(Figure scripts)
>> BEGIN

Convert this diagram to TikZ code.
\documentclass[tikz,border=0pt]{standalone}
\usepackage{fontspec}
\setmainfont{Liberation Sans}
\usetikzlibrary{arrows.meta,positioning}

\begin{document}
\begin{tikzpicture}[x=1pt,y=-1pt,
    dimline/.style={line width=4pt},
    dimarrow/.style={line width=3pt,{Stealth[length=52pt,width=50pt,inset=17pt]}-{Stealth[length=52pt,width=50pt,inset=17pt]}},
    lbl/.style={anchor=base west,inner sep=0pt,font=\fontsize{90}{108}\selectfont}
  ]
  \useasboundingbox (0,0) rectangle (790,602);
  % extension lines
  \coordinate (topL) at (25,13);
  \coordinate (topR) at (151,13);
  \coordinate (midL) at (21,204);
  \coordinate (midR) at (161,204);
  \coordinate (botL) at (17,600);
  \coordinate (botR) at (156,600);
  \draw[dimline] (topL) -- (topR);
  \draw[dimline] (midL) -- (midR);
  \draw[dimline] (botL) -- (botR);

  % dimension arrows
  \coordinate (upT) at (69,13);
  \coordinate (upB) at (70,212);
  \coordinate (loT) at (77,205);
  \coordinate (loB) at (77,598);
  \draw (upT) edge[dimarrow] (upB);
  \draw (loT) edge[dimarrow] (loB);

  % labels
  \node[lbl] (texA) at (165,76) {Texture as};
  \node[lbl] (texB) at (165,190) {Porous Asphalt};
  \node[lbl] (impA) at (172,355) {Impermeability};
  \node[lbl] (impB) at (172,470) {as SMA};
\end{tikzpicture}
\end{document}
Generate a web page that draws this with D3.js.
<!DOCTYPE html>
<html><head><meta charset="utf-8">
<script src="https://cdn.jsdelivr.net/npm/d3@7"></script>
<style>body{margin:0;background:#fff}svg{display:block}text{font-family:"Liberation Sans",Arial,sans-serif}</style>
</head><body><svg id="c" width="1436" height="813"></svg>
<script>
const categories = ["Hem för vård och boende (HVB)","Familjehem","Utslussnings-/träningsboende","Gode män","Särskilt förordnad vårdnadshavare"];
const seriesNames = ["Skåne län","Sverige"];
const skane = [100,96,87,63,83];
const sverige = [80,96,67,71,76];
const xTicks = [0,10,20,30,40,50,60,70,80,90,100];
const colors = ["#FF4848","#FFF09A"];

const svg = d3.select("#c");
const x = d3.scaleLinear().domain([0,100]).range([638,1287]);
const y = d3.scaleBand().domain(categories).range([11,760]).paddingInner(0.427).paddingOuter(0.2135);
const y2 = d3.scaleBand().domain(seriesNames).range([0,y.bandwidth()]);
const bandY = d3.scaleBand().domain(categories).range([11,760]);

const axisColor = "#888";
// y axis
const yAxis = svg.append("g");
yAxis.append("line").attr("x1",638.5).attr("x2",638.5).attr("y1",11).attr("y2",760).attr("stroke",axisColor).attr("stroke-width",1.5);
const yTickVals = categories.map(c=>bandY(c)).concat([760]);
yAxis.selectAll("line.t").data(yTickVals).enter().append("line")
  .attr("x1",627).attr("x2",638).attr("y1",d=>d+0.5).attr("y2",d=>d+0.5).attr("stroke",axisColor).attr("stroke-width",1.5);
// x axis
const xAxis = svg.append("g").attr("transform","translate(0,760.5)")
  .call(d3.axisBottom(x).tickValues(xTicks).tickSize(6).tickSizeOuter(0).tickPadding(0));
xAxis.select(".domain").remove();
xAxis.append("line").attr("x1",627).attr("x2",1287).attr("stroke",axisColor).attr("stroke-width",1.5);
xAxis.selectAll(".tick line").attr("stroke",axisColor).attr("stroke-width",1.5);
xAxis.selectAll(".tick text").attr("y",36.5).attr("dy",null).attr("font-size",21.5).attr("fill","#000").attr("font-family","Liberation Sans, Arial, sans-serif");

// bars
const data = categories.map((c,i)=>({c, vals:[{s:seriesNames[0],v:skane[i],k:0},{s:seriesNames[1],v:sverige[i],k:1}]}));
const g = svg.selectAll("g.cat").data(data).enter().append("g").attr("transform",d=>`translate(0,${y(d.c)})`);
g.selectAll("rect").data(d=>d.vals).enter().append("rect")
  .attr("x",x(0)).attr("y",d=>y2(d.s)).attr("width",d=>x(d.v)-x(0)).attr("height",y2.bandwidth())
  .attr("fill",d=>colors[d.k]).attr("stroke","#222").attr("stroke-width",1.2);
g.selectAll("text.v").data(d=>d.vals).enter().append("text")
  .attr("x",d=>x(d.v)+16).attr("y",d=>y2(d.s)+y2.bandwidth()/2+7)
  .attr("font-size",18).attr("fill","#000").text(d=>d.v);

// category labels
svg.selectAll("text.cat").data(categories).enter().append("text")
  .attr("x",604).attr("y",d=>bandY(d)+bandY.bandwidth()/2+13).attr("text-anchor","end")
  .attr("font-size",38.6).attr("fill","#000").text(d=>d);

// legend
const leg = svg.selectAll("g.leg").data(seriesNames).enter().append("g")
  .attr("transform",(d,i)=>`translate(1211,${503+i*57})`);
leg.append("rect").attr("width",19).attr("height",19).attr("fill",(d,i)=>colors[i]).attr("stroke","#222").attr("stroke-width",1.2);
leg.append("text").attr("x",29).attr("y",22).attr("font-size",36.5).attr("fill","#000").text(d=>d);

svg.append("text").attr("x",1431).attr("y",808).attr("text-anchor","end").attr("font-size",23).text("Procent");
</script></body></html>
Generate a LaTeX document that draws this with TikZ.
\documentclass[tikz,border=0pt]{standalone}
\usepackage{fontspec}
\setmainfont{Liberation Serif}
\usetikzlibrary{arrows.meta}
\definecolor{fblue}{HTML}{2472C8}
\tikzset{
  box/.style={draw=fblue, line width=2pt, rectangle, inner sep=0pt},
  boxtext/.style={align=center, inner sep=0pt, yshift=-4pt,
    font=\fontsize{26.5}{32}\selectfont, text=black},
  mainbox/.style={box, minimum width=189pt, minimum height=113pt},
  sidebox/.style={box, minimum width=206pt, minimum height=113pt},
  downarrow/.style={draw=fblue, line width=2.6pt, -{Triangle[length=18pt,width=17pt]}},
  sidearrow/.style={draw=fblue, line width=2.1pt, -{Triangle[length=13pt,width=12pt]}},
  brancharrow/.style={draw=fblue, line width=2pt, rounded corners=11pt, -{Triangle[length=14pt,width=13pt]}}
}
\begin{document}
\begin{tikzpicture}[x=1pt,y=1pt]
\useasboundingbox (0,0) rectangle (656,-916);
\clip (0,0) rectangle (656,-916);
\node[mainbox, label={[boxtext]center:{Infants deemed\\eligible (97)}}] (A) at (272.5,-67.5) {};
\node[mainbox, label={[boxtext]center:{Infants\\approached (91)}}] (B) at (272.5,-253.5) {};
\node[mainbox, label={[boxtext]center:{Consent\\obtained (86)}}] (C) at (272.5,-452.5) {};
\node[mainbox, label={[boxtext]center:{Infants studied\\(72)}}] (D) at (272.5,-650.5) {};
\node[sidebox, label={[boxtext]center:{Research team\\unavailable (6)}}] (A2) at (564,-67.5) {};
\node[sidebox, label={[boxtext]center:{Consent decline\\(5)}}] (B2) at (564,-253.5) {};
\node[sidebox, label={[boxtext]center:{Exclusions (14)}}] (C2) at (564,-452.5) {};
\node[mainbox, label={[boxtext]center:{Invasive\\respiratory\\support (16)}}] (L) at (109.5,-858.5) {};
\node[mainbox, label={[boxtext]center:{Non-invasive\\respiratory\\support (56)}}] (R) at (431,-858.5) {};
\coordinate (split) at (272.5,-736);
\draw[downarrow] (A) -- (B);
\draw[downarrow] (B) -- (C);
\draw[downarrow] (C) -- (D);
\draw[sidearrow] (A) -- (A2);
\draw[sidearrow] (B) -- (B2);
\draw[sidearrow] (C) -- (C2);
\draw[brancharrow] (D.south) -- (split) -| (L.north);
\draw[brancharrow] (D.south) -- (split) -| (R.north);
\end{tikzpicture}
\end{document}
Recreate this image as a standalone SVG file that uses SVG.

>> END

Exercise
Reproduce the records above exactly, from the first line through the line containing "(loT) edge[dimarrow] (loB);", and output nothing else.

Result for this exercise
Convert this diagram to TikZ code.
\documentclass[tikz,border=0pt]{standalone}
\usepackage{fontspec}
\setmainfont{Liberation Sans}
\usetikzlibrary{arrows.meta,positioning}

\begin{document}
\begin{tikzpicture}[x=1pt,y=-1pt,
    dimline/.style={line width=4pt},
    dimarrow/.style={line width=3pt,{Stealth[length=52pt,width=50pt,inset=17pt]}-{Stealth[length=52pt,width=50pt,inset=17pt]}},
    lbl/.style={anchor=base west,inner sep=0pt,font=\fontsize{90}{108}\selectfont}
  ]
  \useasboundingbox (0,0) rectangle (790,602);
  % extension lines
  \coordinate (topL) at (25,13);
  \coordinate (topR) at (151,13);
  \coordinate (midL) at (21,204);
  \coordinate (midR) at (161,204);
  \coordinate (botL) at (17,600);
  \coordinate (botR) at (156,600);
  \draw[dimline] (topL) -- (topR);
  \draw[dimline] (midL) -- (midR);
  \draw[dimline] (botL) -- (botR);

  % dimension arrows
  \coordinate (upT) at (69,13);
  \coordinate (upB) at (70,212);
  \coordinate (loT) at (77,205);
  \coordinate (loB) at (77,598);
  \draw (upT) edge[dimarrow] (upB);
  \draw (loT) edge[dimarrow] (loB);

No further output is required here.